Il 13 maggio era ospite in Casa della Cultura Richard Sennet. Nel suo intervento lasciò cadere una previsione: nelle prossime elezioni americane vincerà Donald Trump. In pochi fecero caso alla sua affermazione. Ma le cose sono andate proprio così.
Il celebre sociologo aveva colto in tempo la brutta aria che tirava in America: un pezzo grande del paese era animato da rabbia e ostilità verso l'establishment. Sennet argomentava che i Democrats avrebbero fatto cosa saggia a valutare con attenzione i sondaggi che in quel periodo indicavano in Bernie Sanders l'unica possibilità per stoppare l'ascesa di Trump.

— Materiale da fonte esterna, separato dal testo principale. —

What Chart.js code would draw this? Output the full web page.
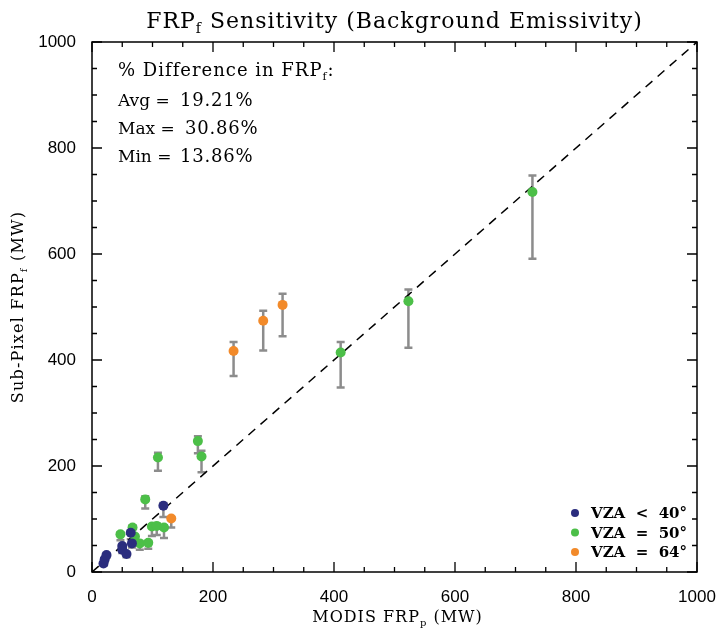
<!DOCTYPE html>
<html>
<head>
<meta charset="utf-8">
<script src="https://cdn.jsdelivr.net/npm/chart.js@4.4.1/dist/chart.umd.min.js"></script>
<style>
  html, body { margin: 0; padding: 0; background: #fff; }
  #wrap { width: 726px; height: 628px; }
</style>
</head>
<body>
<div id="wrap"><canvas id="frpChart"></canvas></div>
<script>
// Valores (MW)
const navyX  = [19, 21, 24, 50, 50, 57, 64, 66, 118];
const navyY  = [16, 24, 32, 49, 42, 34, 74, 54, 125];
const navyLo = [12, 19, 27, 40, 36, 28, 62, 46, 104];
const navyHi = [18, 26, 35, 52, 44, 37, 78, 57, 130];

const greenX  = [47, 67, 71, 79, 93, 99, 107, 119, 88, 109, 175, 181, 411, 523, 728];
const greenY  = [71, 84, 67, 54, 55, 86, 87, 84, 137, 216, 247, 218, 414, 511, 717];
const greenLo = [60, 72, 58, 42, 44, 68, 70, 64, 120, 191, 224, 188, 348, 423, 591];
const greenHi = [75, 88, 70, 57, 58, 90, 91, 88, 143, 225, 256, 229, 434, 533, 748];

const orangeX  = [131, 234, 283, 315];
const orangeY  = [101, 417, 474, 504];
const orangeLo = [84, 370, 418, 445];
const orangeHi = [104, 434, 493, 525];

const lineX = [0, 1000];
const lineY = [0, 1000];

const majorTicks = [0, 200, 400, 600, 800, 1000];
const minorTicks = [50, 100, 150, 250, 300, 350, 450, 500, 550, 650, 700, 750, 850, 900, 950];

const legendLabels = ['VZA  <  40°', 'VZA  =  50°', 'VZA  =  64°'];
const statLabels = ['Avg =', 'Max =', 'Min ='];
const statValues = ['19.21%', '30.86%', '13.86%'];

const colNavy = '#2b2d7e';
const colGreen = '#4cbf48';
const colOrange = '#f28a2a';
const colErr = '#8c8c8c';

const SERIF = '"DejaVu Serif", "Liberation Serif", serif';
const SANS = '"Liberation Sans", "DejaVu Sans", sans-serif';

function toPoints(xs, ys) {
    return xs.map((x, i) => ({ x: x, y: ys[i] }));
}

// texto con subindices: partes [{t, sub}]
function drawRich(ctx, parts, x, y, size, align, spacing) {
    const small = Math.round(size * 0.62);
    ctx.letterSpacing = (spacing || 0) + 'px';
    let total = 0;
    parts.forEach(p => {
        ctx.font = (p.sub ? small : size) + 'px ' + SERIF;
        total += ctx.measureText(p.t).width;
    });
    let cx = align === 'center' ? x - total / 2 : x;
    ctx.textAlign = 'left';
    ctx.textBaseline = 'alphabetic';
    parts.forEach(p => {
        ctx.font = (p.sub ? small : size) + 'px ' + SERIF;
        ctx.fillText(p.t, cx, p.sub ? y + size * 0.22 : y);
        cx += ctx.measureText(p.t).width;
    });
    ctx.letterSpacing = '0px';
}

const errorSets = [
    { xs: navyX, lo: navyLo, hi: navyHi },
    { xs: greenX, lo: greenLo, hi: greenHi },
    { xs: orangeX, lo: orangeLo, hi: orangeHi }
];

const errorBars = {
    id: 'errorBars',
    beforeDatasetsDraw(chart) {
        const ctx = chart.ctx;
        const xs = chart.scales.x, ys = chart.scales.y;
        ctx.save();
        ctx.strokeStyle = colErr;
        ctx.lineWidth = 2.5;
        errorSets.forEach(s => {
            s.xs.forEach((x, i) => {
                const px = xs.getPixelForValue(x);
                const p1 = ys.getPixelForValue(s.lo[i]);
                const p2 = ys.getPixelForValue(s.hi[i]);
                ctx.beginPath();
                ctx.moveTo(px, p1); ctx.lineTo(px, p2);
                ctx.moveTo(px - 4, p1); ctx.lineTo(px + 4, p1);
                ctx.moveTo(px - 4, p2); ctx.lineTo(px + 4, p2);
                ctx.stroke();
            });
        });
        ctx.restore();
    }
};

const frame = {
    id: 'frame',
    afterDraw(chart) {
        const ctx = chart.ctx;
        const a = chart.chartArea;
        const xs = chart.scales.x, ys = chart.scales.y;
        ctx.save();
        ctx.strokeStyle = '#000';
        ctx.lineWidth = 1.5;
        ctx.strokeRect(a.left, a.top, a.right - a.left, a.bottom - a.top);

        // marcas hacia adentro en los cuatro lados
        ctx.lineWidth = 1.3;
        ctx.beginPath();
        [[majorTicks, 10], [minorTicks, 5]].forEach(([vals, len]) => {
            vals.forEach(v => {
                const px = xs.getPixelForValue(v);
                ctx.moveTo(px, a.bottom); ctx.lineTo(px, a.bottom - len);
                ctx.moveTo(px, a.top); ctx.lineTo(px, a.top + len);
                const py = ys.getPixelForValue(v);
                ctx.moveTo(a.left, py); ctx.lineTo(a.left + len, py);
                ctx.moveTo(a.right, py); ctx.lineTo(a.right - len, py);
            });
        });
        ctx.stroke();

        ctx.fillStyle = '#000';
        const midX = (a.left + a.right) / 2;
        const midY = (a.top + a.bottom) / 2;

        // titulo
        drawRich(ctx, [{ t: 'FRP' }, { t: 'f', sub: true }, { t: ' Sensitivity (Background Emissivity)' }],
            midX, 28, 22, 'center', 1);

        // titulo eje x
        drawRich(ctx, [{ t: 'MODIS FRP' }, { t: 'p', sub: true }, { t: ' (MW)' }],
            midX + 3, 622, 16, 'center', 1);

        // titulo eje y
        ctx.save();
        ctx.translate(23, midY);
        ctx.rotate(-Math.PI / 2);
        drawRich(ctx, [{ t: 'Sub-Pixel FRP' }, { t: 'f', sub: true }, { t: ' (MW)' }],
            0, 0, 16, 'center', 1.2);
        ctx.restore();

        // estadisticas
        drawRich(ctx, [{ t: '% Difference in FRP' }, { t: 'f', sub: true }, { t: ':' }],
            a.left + 26, 76, 18, 'left', 1);
        statLabels.forEach((lab, i) => {
            const y = 106 + i * 28;
            drawRich(ctx, [{ t: lab }], a.left + 26, y, 17, 'left', 0);
            drawRich(ctx, [{ t: statValues[i] }], a.left + (i === 1 ? 93 : 88), y, 18, 'left', 0.8);
        });

        // leyenda
        const cols = [colNavy, colGreen, colOrange];
        legendLabels.forEach((lab, i) => {
            const y = 518 + i * 19.5;
            ctx.fillStyle = cols[i];
            ctx.beginPath();
            ctx.arc(a.right - 122, y - 5, 4, 0, Math.PI * 2);
            ctx.fill();
            ctx.fillStyle = '#000';
            ctx.font = 'bold 15px ' + SERIF;
            ctx.textAlign = 'left';
            ctx.fillText(lab, a.right - 106, y);
        });
        ctx.restore();
    }
};

function generarGrafico() {
    const ctx = document.getElementById('frpChart').getContext('2d');
    const pointStyle = (color) => ({
        pointRadius: 5,
        pointHoverRadius: 5,
        pointBorderWidth: 0,
        pointBackgroundColor: color,
        backgroundColor: color,
        borderColor: color
    });

    new Chart(ctx, {
        type: 'scatter',
        data: {
            datasets: [
                Object.assign({ label: legendLabels[0], data: toPoints(navyX, navyY) }, pointStyle(colNavy)),
                Object.assign({ label: legendLabels[1], data: toPoints(greenX, greenY) }, pointStyle(colGreen)),
                Object.assign({ label: legendLabels[2], data: toPoints(orangeX, orangeY) }, pointStyle(colOrange)),
                {
                    type: 'line',
                    label: '1:1',
                    data: toPoints(lineX, lineY),
                    borderColor: '#000',
                    borderWidth: 1.5,
                    borderDash: [9, 7],
                    pointRadius: 0,
                    fill: false,
                    order: 10
                }
            ]
        },
        options: {
            responsive: true,
            maintainAspectRatio: false,
            animation: false,
            layout: { padding: { top: 42, right: 29, left: 0, bottom: 0 } },
            plugins: {
                legend: { display: false },
                tooltip: { enabled: false }
            },
            scales: {
                x: {
                    type: 'linear',
                    min: 0,
                    max: 1000,
                    grid: { display: false },
                    border: { display: false },
                    ticks: { stepSize: 200, color: '#000', padding: 7, maxRotation: 0,
                             callback: v => String(v),
                             font: { family: SANS, size: 17 } },
                    afterFit(scale) { scale.height = 56; }
                },
                y: {
                    type: 'linear',
                    min: 0,
                    max: 1000,
                    grid: { display: false },
                    border: { display: false },
                    ticks: { stepSize: 200, color: '#000', padding: 8,
                             callback: v => String(v),
                             font: { family: SANS, size: 17 } },
                    afterFit(scale) { scale.width = 92; }
                }
            }
        },
        plugins: [errorBars, frame]
    });
}

window.onload = generarGrafico;
</script>
</body>
</html>
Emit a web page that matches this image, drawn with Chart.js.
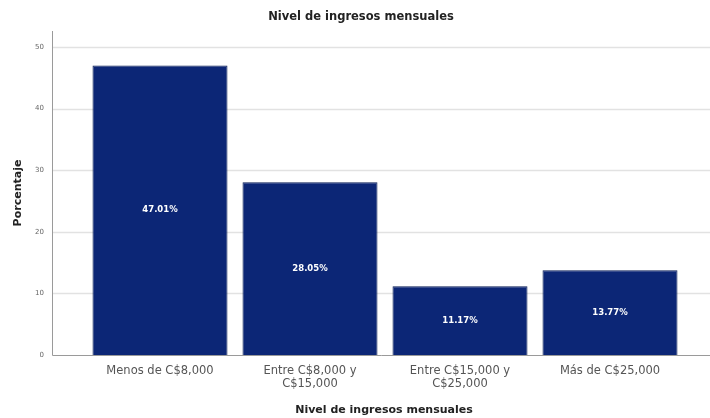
<!DOCTYPE html>
<html>
<head>
<meta charset="utf-8">
<script src="https://cdn.jsdelivr.net/npm/chart.js@4"></script>
<style>
  html, body { margin: 0; padding: 0; background: #fff; }
  #wrap { width: 710px; height: 418px; }
</style>
</head>
<body>
<div id="wrap"><canvas id="chart-area"></canvas></div>
<script>
// datos
let categorias = [
  ['Menos de C$8,000'],
  ['Entre C$8,000 y', 'C$15,000'],
  ['Entre C$15,000 y', 'C$25,000'],
  ['Más de C$25,000']
];
let porcentajes = [47.01, 28.05, 11.17, 13.77];
let ticksY = [0, 10, 20, 30, 40, 50];

let tituloGrafico = 'Nivel de ingresos mensuales';
let tituloX = 'Nivel de ingresos mensuales';
let tituloY = 'Porcentaje';

const fuente = '"DejaVu Sans", Verdana, sans-serif';

// rejilla, ejes, etiquetas y titulos estilo SPSS
const extras = {
  id: 'extras',
  beforeDatasetsDraw(chart) {
    const ctx = chart.ctx;
    const y = chart.scales.y;
    const left = 52, right = 710;
    ctx.save();
    ctx.strokeStyle = '#e2e2e2';
    ctx.lineWidth = 1.5;
    ticksY.forEach(function (t) {
      if (t === 0) return;
      const py = Math.round(y.getPixelForValue(t)) + 0.5;
      ctx.beginPath();
      ctx.moveTo(left, py);
      ctx.lineTo(right, py);
      ctx.stroke();
    });
    ctx.strokeStyle = '#9a9a9a';
    ctx.lineWidth = 1;
    const base = Math.round(y.getPixelForValue(0)) + 0.5;
    ctx.beginPath();
    ctx.moveTo(left + 0.5, 31);
    ctx.lineTo(left + 0.5, base);
    ctx.lineTo(right, base);
    ctx.stroke();
    ctx.restore();
  },
  afterDraw(chart) {
    const ctx = chart.ctx;
    const meta = chart.getDatasetMeta(0);
    ctx.save();
    ctx.fillStyle = '#ffffff';
    ctx.font = 'bold 8.5px ' + fuente;
    ctx.textAlign = 'center';
    ctx.textBaseline = 'middle';
    meta.data.forEach(function (bar, i) {
      ctx.fillText(porcentajes[i].toFixed(2) + '%', bar.x, (bar.y + bar.base) / 2);
    });
    ctx.fillStyle = '#222';
    ctx.font = 'bold 11.5px ' + fuente;
    ctx.fillText(tituloGrafico, 361, 17);
    ctx.font = 'bold 11px ' + fuente;
    ctx.fillText(tituloX, 384, 410);
    ctx.translate(18, 193);
    ctx.rotate(-Math.PI / 2);
    ctx.fillText(tituloY, 0, 0);
    ctx.restore();
  }
};

var ctx = document.getElementById('chart-area').getContext('2d');
var chart = new Chart(ctx, {
  type: 'bar',
  data: {
    labels: categorias,
    datasets: [{
      data: porcentajes,
      backgroundColor: '#0c2676',
      borderColor: '#081c56',
      borderWidth: 1,
      barPercentage: 0.9,
      categoryPercentage: 1.0
    }]
  },
  options: {
    responsive: true,
    maintainAspectRatio: false,
    animation: false,
    layout: { padding: { top: 47, right: 25, left: 0, bottom: 0 } },
    plugins: {
      legend: { display: false },
      tooltip: { enabled: false }
    },
    scales: {
      x: {
        grid: { display: false, drawTicks: false },
        border: { display: false },
        ticks: {
          color: '#555',
          padding: 9,
          maxRotation: 0,
          autoSkip: false,
          font: { family: fuente, size: 11.5, lineHeight: 1.15 }
        },
        afterFit(scale) { scale.height = 63; }
      },
      y: {
        min: 0,
        max: 50,
        grid: { display: false, drawTicks: false },
        border: { display: false },
        afterBuildTicks(scale) {
          scale.ticks = ticksY.map(function (v) { return { value: v }; });
        },
        ticks: {
          color: '#666',
          padding: 41,
          font: { family: fuente, size: 7 }
        },
        afterFit(scale) { scale.width = 85; }
      }
    }
  },
  plugins: [extras]
});
</script>
</body>
</html>
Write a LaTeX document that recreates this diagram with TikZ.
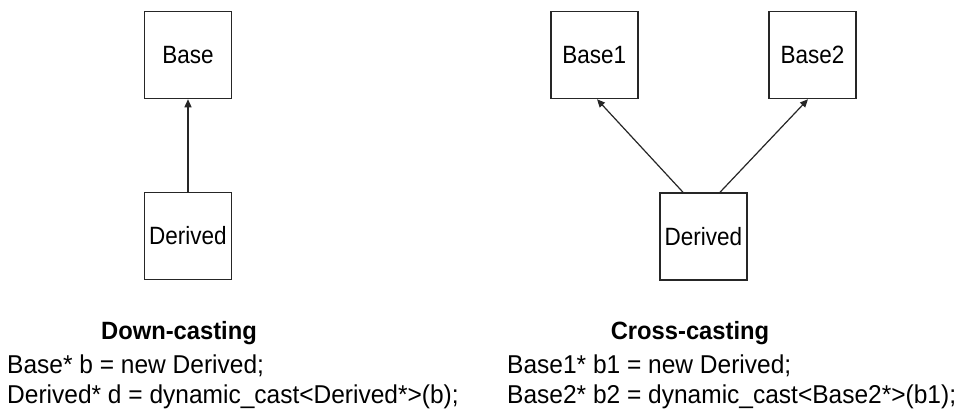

Non si sa e non si potrà mai più dimostrare se il ragionamento di Sennet avesse o meno qualche fondamento: dinanzi alla brutale evidenza dei fatti una discussione a posteriori basata sui "se" è priva di senso.
Restano però, ingigantiti dalle enormi ripercussioni di questi risultati elettorali, i problemi da tempo focalizzati nelle discussioni in Casa della Cultura. Ovvero il divario crescente tra i problemi e le aspettative di tanti cittadini, soprattutto i più disagiati, e le politiche delle forze progressiste. Il problema sta esplodendo, in modo più o meno dirompente, in tutti i paesi occidentali: quasi dappertutto si è aperta un'autostrada per la demagogia dei populisti.
Urge una riflessione vera, profonda, a tutto campo: essa deve mettere in discussione i valori e la cultura cui ancorare le forze progressiste. Per imprimere al più presto una correzione di rotta. Con la speranza che vi siano forze capaci di ascoltare, discutere, mettersi in discussione e imboccare strade nuove.